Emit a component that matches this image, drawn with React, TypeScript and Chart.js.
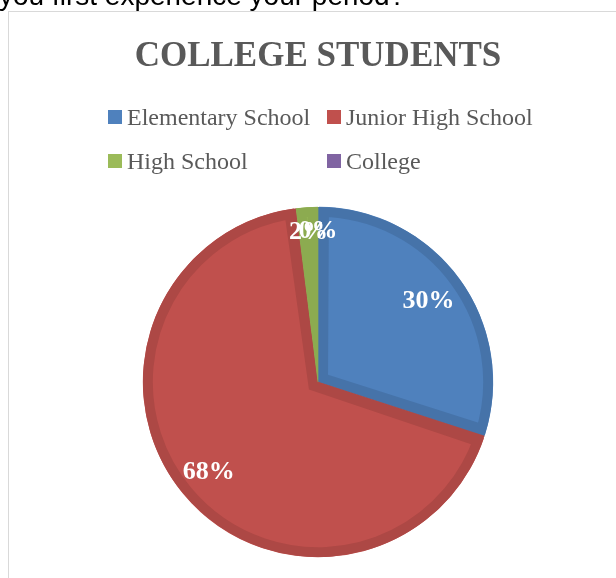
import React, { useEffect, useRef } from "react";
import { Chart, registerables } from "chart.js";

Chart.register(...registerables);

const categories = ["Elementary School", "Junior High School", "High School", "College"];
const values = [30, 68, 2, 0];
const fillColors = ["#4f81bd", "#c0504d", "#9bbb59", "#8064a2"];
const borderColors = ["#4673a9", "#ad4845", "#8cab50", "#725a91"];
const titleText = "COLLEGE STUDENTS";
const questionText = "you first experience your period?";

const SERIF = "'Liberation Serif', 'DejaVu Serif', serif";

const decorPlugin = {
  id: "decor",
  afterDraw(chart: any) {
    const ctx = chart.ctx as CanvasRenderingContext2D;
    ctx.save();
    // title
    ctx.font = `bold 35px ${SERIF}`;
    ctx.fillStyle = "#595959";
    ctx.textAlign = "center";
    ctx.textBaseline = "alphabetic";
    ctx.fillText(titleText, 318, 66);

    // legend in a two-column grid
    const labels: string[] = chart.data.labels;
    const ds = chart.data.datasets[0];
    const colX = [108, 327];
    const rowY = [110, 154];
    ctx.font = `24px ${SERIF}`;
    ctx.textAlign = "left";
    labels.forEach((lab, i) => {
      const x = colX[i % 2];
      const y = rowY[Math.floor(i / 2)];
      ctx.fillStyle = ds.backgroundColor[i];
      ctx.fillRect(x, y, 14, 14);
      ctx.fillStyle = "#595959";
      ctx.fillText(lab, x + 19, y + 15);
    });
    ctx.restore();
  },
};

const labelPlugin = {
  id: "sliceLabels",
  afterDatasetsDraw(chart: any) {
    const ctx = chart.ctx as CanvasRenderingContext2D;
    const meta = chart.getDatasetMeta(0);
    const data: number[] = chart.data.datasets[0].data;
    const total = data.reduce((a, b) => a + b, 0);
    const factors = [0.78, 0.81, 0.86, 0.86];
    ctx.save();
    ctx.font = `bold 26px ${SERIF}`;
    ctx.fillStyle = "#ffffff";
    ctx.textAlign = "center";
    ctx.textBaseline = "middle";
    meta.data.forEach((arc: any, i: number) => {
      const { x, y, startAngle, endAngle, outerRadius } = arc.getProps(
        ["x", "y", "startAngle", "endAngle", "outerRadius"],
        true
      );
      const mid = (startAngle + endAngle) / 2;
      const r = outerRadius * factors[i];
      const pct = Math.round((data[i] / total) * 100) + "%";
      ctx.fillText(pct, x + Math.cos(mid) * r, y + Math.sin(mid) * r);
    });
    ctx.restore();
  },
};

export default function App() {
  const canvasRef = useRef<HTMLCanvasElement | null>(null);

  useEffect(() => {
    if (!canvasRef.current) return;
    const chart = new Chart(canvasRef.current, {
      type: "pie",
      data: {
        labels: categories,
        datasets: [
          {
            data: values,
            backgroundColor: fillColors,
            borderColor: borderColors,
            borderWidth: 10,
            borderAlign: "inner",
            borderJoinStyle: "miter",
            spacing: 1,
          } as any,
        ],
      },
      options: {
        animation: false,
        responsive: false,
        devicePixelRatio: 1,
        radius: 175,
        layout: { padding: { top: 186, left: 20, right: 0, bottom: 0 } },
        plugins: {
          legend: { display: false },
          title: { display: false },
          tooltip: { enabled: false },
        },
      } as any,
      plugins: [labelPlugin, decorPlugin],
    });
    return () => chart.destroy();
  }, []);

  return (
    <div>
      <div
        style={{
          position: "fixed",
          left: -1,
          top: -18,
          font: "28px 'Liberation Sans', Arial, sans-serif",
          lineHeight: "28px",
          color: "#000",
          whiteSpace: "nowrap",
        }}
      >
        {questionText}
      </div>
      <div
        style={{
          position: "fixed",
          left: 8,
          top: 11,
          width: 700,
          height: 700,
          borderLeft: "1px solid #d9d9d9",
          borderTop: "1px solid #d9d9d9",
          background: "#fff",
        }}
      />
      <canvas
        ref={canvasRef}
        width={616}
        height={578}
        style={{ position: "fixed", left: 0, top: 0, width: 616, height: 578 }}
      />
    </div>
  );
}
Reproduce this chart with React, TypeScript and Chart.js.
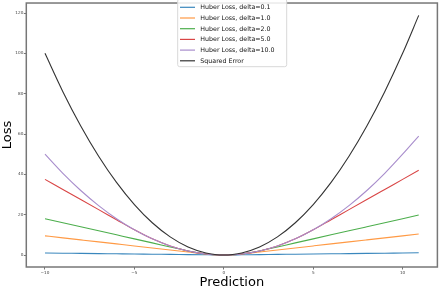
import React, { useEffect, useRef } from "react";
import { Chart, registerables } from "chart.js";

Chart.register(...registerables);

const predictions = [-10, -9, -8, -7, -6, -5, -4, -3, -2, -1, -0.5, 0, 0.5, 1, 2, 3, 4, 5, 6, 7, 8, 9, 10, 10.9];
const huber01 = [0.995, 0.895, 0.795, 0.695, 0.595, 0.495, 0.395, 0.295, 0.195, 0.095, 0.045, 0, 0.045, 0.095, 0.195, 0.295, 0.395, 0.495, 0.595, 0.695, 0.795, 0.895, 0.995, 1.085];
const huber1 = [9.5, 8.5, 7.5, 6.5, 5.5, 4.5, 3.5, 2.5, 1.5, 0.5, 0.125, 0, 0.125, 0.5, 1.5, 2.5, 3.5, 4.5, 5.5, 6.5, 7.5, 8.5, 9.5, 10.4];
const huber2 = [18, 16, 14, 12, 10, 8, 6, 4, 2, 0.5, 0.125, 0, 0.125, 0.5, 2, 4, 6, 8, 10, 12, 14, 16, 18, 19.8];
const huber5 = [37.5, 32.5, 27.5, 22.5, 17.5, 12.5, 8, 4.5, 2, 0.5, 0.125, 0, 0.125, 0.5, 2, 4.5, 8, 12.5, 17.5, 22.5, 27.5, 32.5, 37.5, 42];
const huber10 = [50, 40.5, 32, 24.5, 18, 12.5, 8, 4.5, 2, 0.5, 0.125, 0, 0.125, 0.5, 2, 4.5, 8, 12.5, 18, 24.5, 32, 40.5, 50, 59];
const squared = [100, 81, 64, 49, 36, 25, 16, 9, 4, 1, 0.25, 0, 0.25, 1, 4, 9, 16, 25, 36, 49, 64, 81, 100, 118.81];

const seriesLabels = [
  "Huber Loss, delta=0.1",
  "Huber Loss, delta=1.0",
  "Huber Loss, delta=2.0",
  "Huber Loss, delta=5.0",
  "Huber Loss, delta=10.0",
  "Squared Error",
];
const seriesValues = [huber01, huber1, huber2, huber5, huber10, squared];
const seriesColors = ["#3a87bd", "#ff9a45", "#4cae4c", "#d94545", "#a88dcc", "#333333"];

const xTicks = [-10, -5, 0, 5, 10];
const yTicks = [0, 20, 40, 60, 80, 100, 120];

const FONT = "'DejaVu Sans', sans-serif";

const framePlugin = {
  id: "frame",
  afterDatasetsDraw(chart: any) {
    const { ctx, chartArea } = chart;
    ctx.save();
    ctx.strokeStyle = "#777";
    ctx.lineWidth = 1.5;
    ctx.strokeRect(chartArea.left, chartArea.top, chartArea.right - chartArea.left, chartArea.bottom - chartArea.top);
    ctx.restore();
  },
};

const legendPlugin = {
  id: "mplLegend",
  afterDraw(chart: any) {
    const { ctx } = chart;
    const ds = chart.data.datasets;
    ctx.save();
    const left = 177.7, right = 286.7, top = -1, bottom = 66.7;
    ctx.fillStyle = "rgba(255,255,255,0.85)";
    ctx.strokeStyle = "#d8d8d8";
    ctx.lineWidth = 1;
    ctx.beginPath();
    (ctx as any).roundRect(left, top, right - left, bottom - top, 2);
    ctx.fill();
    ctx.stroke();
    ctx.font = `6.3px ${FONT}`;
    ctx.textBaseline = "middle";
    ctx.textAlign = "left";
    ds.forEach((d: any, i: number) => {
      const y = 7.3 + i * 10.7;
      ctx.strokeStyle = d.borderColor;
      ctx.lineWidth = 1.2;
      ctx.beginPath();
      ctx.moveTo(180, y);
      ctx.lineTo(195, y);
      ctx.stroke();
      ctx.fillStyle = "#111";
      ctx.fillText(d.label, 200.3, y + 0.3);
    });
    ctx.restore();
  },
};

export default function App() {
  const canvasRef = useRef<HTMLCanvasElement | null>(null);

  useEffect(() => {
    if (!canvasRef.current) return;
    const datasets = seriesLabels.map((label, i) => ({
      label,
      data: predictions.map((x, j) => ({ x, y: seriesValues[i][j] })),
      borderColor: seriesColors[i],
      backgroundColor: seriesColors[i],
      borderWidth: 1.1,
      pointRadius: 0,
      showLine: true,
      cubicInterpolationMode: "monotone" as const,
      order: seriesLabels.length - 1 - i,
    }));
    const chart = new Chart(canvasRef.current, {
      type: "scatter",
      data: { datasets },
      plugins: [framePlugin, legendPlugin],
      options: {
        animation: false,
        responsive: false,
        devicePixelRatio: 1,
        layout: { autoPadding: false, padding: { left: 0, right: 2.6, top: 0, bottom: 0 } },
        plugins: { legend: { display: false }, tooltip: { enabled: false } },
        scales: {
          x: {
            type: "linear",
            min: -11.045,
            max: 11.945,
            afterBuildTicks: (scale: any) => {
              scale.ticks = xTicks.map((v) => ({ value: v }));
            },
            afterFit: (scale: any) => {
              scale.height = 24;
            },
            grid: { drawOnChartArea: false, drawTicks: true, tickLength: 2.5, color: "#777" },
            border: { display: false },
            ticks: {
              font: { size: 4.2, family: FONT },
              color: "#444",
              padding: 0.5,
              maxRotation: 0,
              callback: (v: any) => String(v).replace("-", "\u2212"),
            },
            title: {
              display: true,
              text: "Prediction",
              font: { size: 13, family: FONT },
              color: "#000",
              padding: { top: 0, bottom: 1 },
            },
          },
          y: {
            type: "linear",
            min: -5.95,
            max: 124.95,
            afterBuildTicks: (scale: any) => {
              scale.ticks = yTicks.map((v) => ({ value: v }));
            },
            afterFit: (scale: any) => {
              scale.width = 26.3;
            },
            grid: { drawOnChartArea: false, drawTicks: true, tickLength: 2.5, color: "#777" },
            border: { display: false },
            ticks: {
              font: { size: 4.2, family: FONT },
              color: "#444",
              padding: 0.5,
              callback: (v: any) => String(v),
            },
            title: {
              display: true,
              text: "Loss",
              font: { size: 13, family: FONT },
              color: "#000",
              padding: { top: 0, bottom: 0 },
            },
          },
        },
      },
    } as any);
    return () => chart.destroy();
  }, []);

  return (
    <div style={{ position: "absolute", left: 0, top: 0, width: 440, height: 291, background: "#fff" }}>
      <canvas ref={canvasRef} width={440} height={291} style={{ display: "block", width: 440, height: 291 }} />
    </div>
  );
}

§ Exercise task
Leave out the pictures and repeat the lines from the start of the material through the line with "first experience your", inclusive.

§ Solution for this exercise
Emit a component that matches this image, drawn with React, TypeScript and Chart.js.
import React, { useEffect, useRef } from "react";
import { Chart, registerables } from "chart.js";

Chart.register(...registerables);

const categories = ["Elementary School", "Junior High School", "High School", "College"];
const values = [30, 68, 2, 0];
const fillColors = ["#4f81bd", "#c0504d", "#9bbb59", "#8064a2"];
const borderColors = ["#4673a9", "#ad4845", "#8cab50", "#725a91"];
const titleText = "COLLEGE STUDENTS";
const questionText = "you first experience your period?";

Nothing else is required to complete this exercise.